### Data segment

☆ ☆ ☆ ☆

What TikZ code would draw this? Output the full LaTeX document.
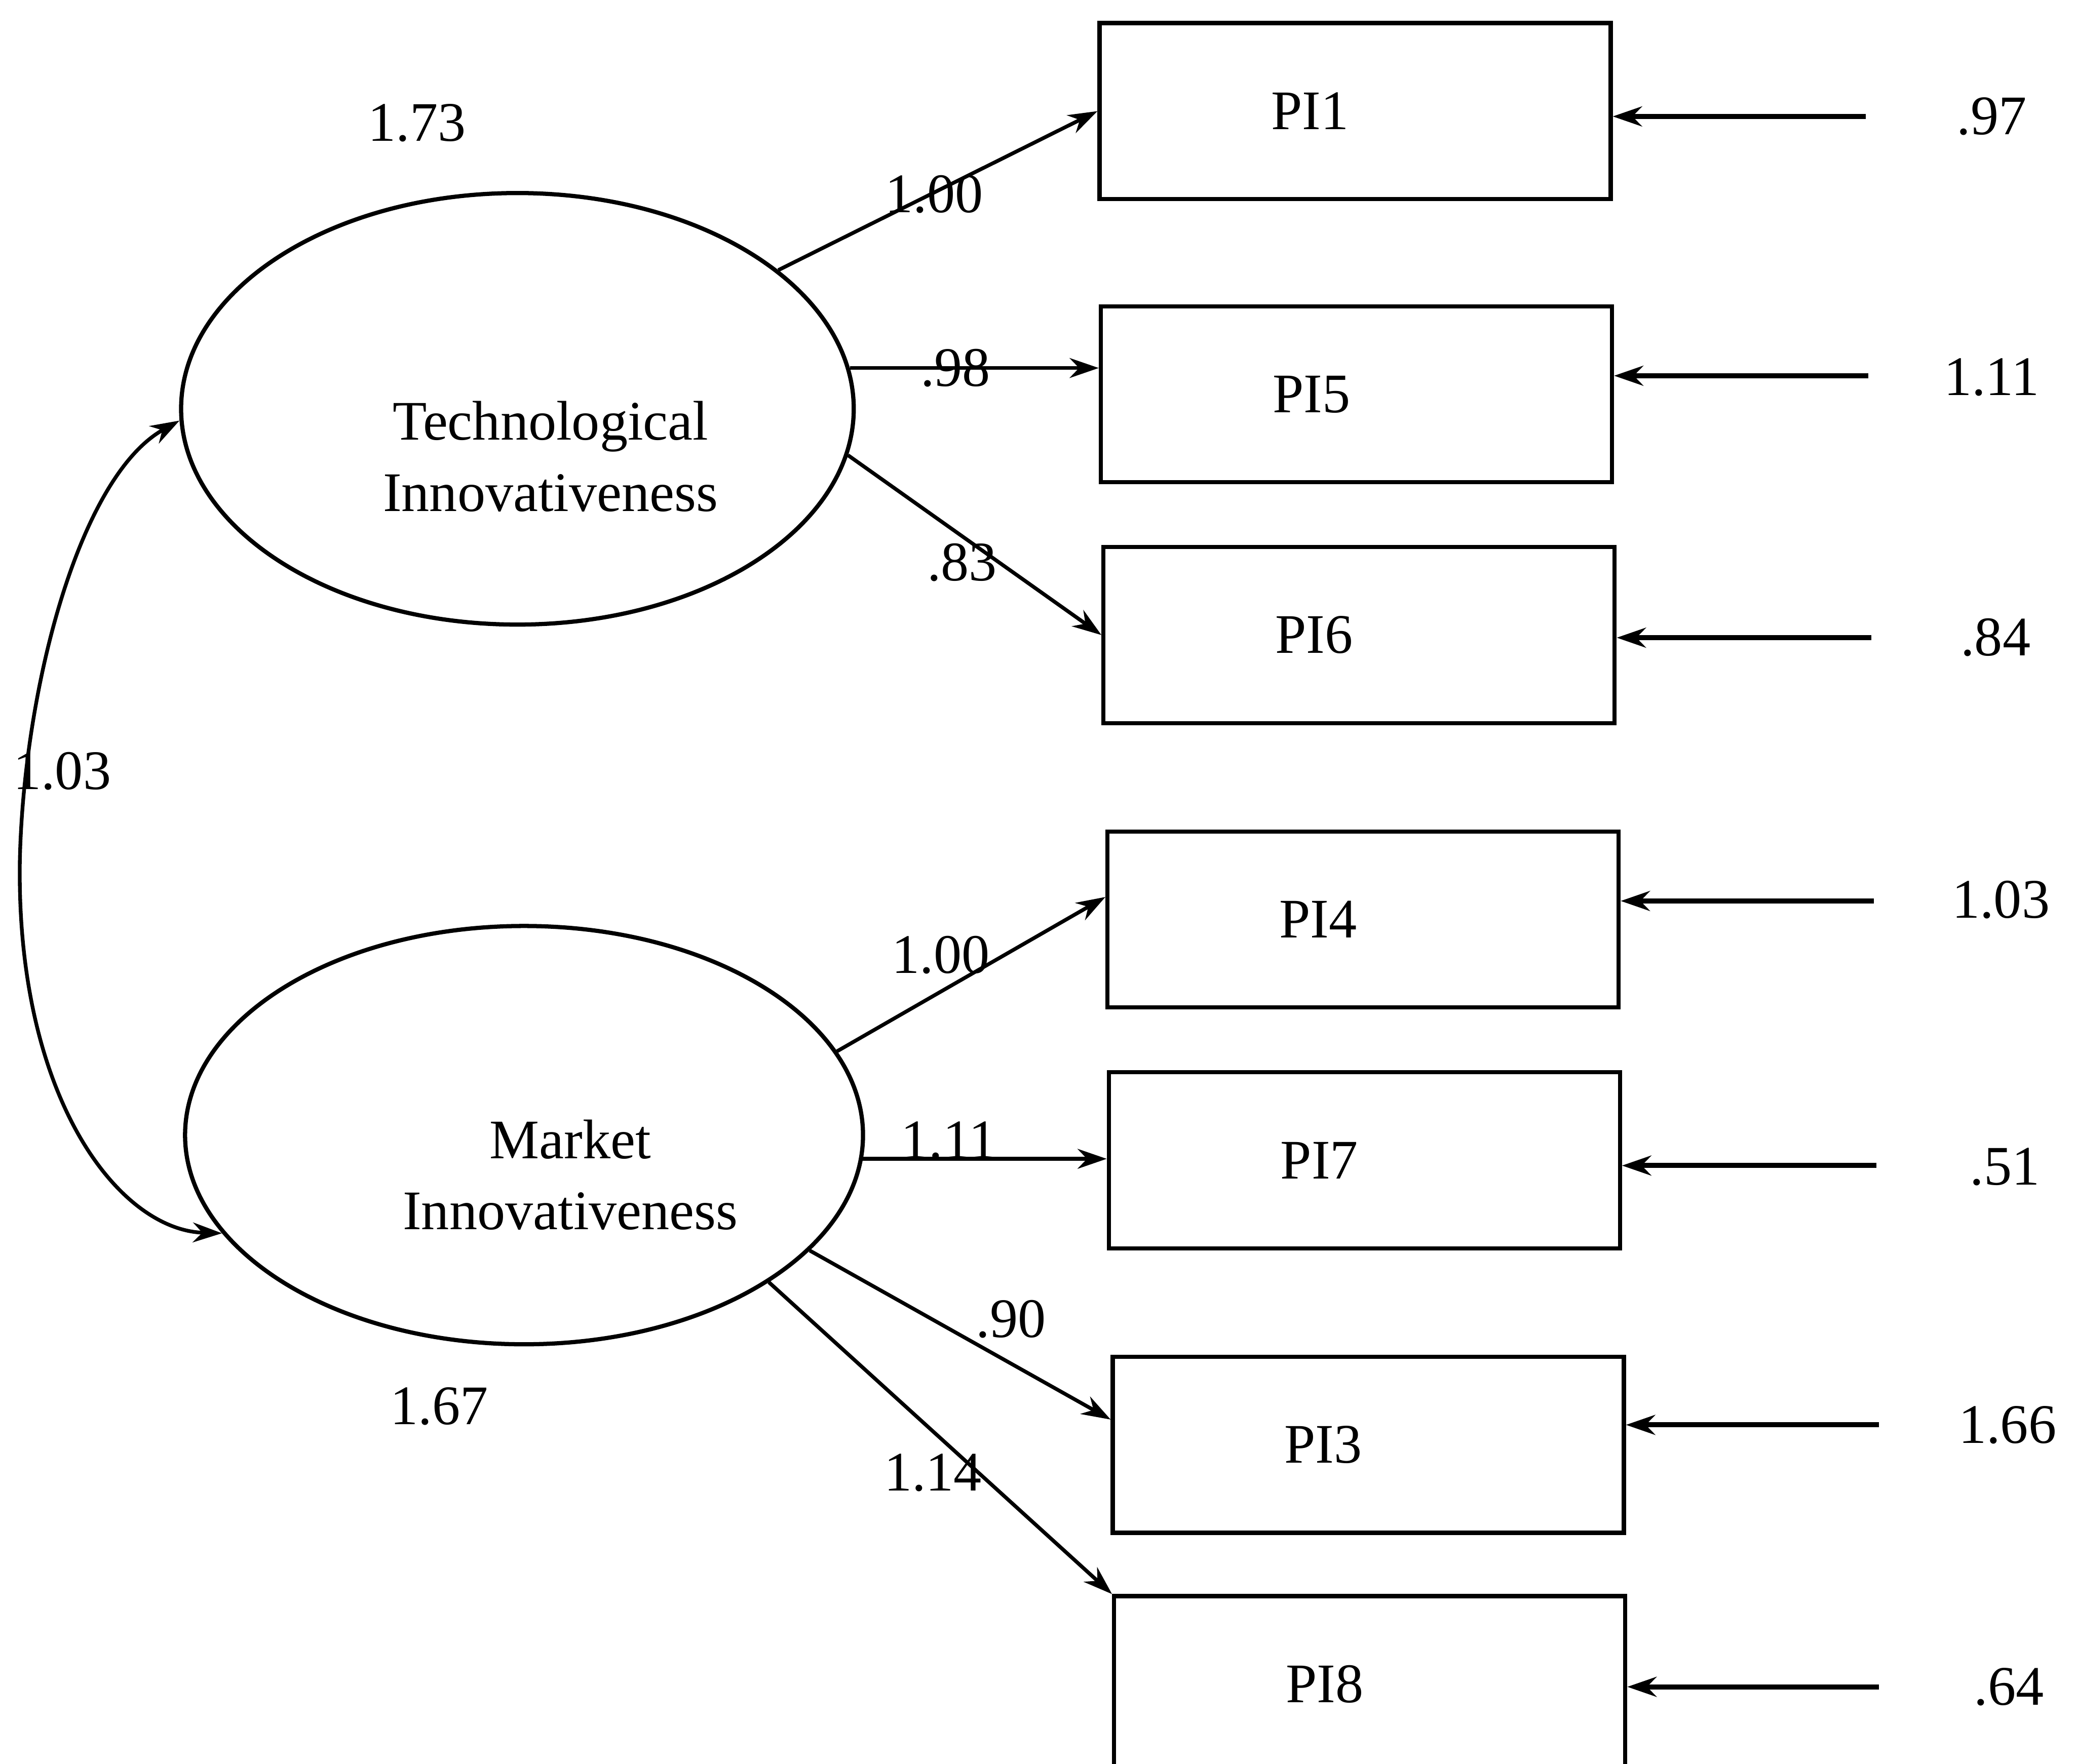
\documentclass[tikz,border=0pt]{standalone}
\usepackage{fontspec}
\setmainfont{Liberation Serif}
\usetikzlibrary{arrows.meta,shapes.geometric}
\newcommand{\boxtxt}[1]{#1\hspace*{0.68cm}}
\begin{document}
\begin{tikzpicture}[x=0.01cm,y=-0.01cm,
 latent/.style={draw,ellipse,line width=0.9pt,inner sep=0pt},
 obs/.style={draw,rectangle,line width=0.9pt,minimum width=3.86cm,minimum height=1.33cm,inner sep=0pt,font=\fontsize{12}{14}\selectfont},
 num/.style={font=\fontsize{12}{15.3}\selectfont,inner sep=0pt},
 load/.style={-{Stealth[length=0.22cm,width=0.15cm]},line width=0.8pt},
 err/.style={-{Stealth[length=0.22cm,width=0.15cm]},line width=1.1pt},
 cov/.style={{Stealth[length=0.22cm,width=0.15cm]}-{Stealth[length=0.22cm,width=0.15cm]},line width=0.8pt},
]
\useasboundingbox (0,0) rectangle (1568,1333);
% latent variables
\node[latent,minimum width=5.08cm,minimum height=3.26cm] (T) at (391,309) {};
\node[num,align=center] (Tl) at (416,345) {Technological\\Innovativeness};
\node[latent,minimum width=5.12cm,minimum height=3.16cm] (M) at (396,858) {};
\node[num,align=center] (Ml) at (431,888) {Market\\Innovativeness};
% observed
\node[obs] (P1) at (1024,84) {\boxtxt{PI1}};
\node[obs] (P5) at (1025,298) {\boxtxt{PI5}};
\node[obs] (P6) at (1027,480) {\boxtxt{PI6}};
\node[obs] (P4) at (1030,695) {\boxtxt{PI4}};
\node[obs] (P7) at (1031,877) {\boxtxt{PI7}};
\node[obs] (P3) at (1034,1092) {\boxtxt{PI3}};
\node[obs] (P8) at (1035,1273) {\boxtxt{PI8}};
% error terms
\coordinate (e1) at (1410,88);
\coordinate (e5) at (1412,284);
\coordinate (e6) at (1414,482);
\coordinate (e4) at (1416,681);
\coordinate (e7) at (1418,881);
\coordinate (e3) at (1420,1077);
\coordinate (e8) at (1420,1275);
\draw[err] (e1) -- (e1 -| P1.east);
\draw[err] (e5) -- (e5 -| P5.east);
\draw[err] (e6) -- (e6 -| P6.east);
\draw[err] (e4) -- (e4 -| P4.east);
\draw[err] (e7) -- (e7 -| P7.east);
\draw[err] (e3) -- (e3 -| P3.east);
\draw[err] (e8) -- (e8 -| P8.east);
\node[num] (v1) at (1505,88) {.97};
\node[num] (v5) at (1505,285) {1.11};
\node[num] (v6) at (1508,482) {.84};
\node[num] (v4) at (1512,680) {1.03};
\node[num] (v7) at (1515,882) {.51};
\node[num] (v3) at (1517,1077) {1.66};
\node[num] (v8) at (1518,1275) {.64};
% loadings
\draw[load] (T.28) -- (P1.west);
\draw[load] (T.7) -- (T.7 -| P5.west);
\draw[load] (T.-8) -- (P6.west);
\draw[load] (M.15) -- ([yshift=0.17cm]P4.west);
\draw[load] (M.-4) -- (M.-4 -| P7.west);
\draw[load] (M.-22) -- ([yshift=0.19cm]P3.west);
\draw[load] (M.-31) -- (P8.north west);
\node[num] (l1) at (706,147) {1.00};
\node[num] (l5) at (722,278) {.98};
\node[num] (l6) at (727,425) {.83};
\node[num] (l4) at (711,722) {1.00};
\node[num] (l7) at (717,862) {1.11};
\node[num] (l3) at (764,997) {.90};
\node[num] (l8) at (705,1113) {1.14};
% covariance
\draw[cov] (T.182) .. controls (60,360) and (18,520) .. (15,650) .. controls (12,830) and (90,930) .. (M.198);
\node[num] (c) at (47,583) {1.03};
% variances
\node[num] (vT) at (315,93) {1.73};
\node[num] (vM) at (332,1063) {1.67};
\end{tikzpicture}
\end{document}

☆ ☆ ☆ ☆

### Your goal
Take the data above and repeat it exactly, leaving each picture out.

### Answer to this problem
What TikZ code would draw this? Output the full LaTeX document.
\documentclass[tikz,border=0pt]{standalone}
\usepackage{fontspec}
\setmainfont{Liberation Serif}
\usetikzlibrary{arrows.meta,shapes.geometric}
\newcommand{\boxtxt}[1]{#1\hspace*{0.68cm}}
\begin{document}
\begin{tikzpicture}[x=0.01cm,y=-0.01cm,
 latent/.style={draw,ellipse,line width=0.9pt,inner sep=0pt},
 obs/.style={draw,rectangle,line width=0.9pt,minimum width=3.86cm,minimum height=1.33cm,inner sep=0pt,font=\fontsize{12}{14}\selectfont},
 num/.style={font=\fontsize{12}{15.3}\selectfont,inner sep=0pt},
 load/.style={-{Stealth[length=0.22cm,width=0.15cm]},line width=0.8pt},
 err/.style={-{Stealth[length=0.22cm,width=0.15cm]},line width=1.1pt},
 cov/.style={{Stealth[length=0.22cm,width=0.15cm]}-{Stealth[length=0.22cm,width=0.15cm]},line width=0.8pt},
]
\useasboundingbox (0,0) rectangle (1568,1333);
% latent variables
\node[latent,minimum width=5.08cm,minimum height=3.26cm] (T) at (391,309) {};
\node[num,align=center] (Tl) at (416,345) {Technological\\Innovativeness};
\node[latent,minimum width=5.12cm,minimum height=3.16cm] (M) at (396,858) {};
\node[num,align=center] (Ml) at (431,888) {Market\\Innovativeness};
% observed
\node[obs] (P1) at (1024,84) {\boxtxt{PI1}};
\node[obs] (P5) at (1025,298) {\boxtxt{PI5}};
\node[obs] (P6) at (1027,480) {\boxtxt{PI6}};
\node[obs] (P4) at (1030,695) {\boxtxt{PI4}};
\node[obs] (P7) at (1031,877) {\boxtxt{PI7}};
\node[obs] (P3) at (1034,1092) {\boxtxt{PI3}};
\node[obs] (P8) at (1035,1273) {\boxtxt{PI8}};
% error terms
\coordinate (e1) at (1410,88);
\coordinate (e5) at (1412,284);
\coordinate (e6) at (1414,482);
\coordinate (e4) at (1416,681);
\coordinate (e7) at (1418,881);
\coordinate (e3) at (1420,1077);
\coordinate (e8) at (1420,1275);
\draw[err] (e1) -- (e1 -| P1.east);
\draw[err] (e5) -- (e5 -| P5.east);
\draw[err] (e6) -- (e6 -| P6.east);
\draw[err] (e4) -- (e4 -| P4.east);
\draw[err] (e7) -- (e7 -| P7.east);
\draw[err] (e3) -- (e3 -| P3.east);
\draw[err] (e8) -- (e8 -| P8.east);
\node[num] (v1) at (1505,88) {.97};
\node[num] (v5) at (1505,285) {1.11};
\node[num] (v6) at (1508,482) {.84};
\node[num] (v4) at (1512,680) {1.03};
\node[num] (v7) at (1515,882) {.51};
\node[num] (v3) at (1517,1077) {1.66};
\node[num] (v8) at (1518,1275) {.64};
% loadings
\draw[load] (T.28) -- (P1.west);
\draw[load] (T.7) -- (T.7 -| P5.west);
\draw[load] (T.-8) -- (P6.west);
\draw[load] (M.15) -- ([yshift=0.17cm]P4.west);
\draw[load] (M.-4) -- (M.-4 -| P7.west);
\draw[load] (M.-22) -- ([yshift=0.19cm]P3.west);
\draw[load] (M.-31) -- (P8.north west);
\node[num] (l1) at (706,147) {1.00};
\node[num] (l5) at (722,278) {.98};
\node[num] (l6) at (727,425) {.83};
\node[num] (l4) at (711,722) {1.00};
\node[num] (l7) at (717,862) {1.11};
\node[num] (l3) at (764,997) {.90};
\node[num] (l8) at (705,1113) {1.14};
% covariance
\draw[cov] (T.182) .. controls (60,360) and (18,520) .. (15,650) .. controls (12,830) and (90,930) .. (M.198);
\node[num] (c) at (47,583) {1.03};
% variances
\node[num] (vT) at (315,93) {1.73};
\node[num] (vM) at (332,1063) {1.67};
\end{tikzpicture}
\end{document}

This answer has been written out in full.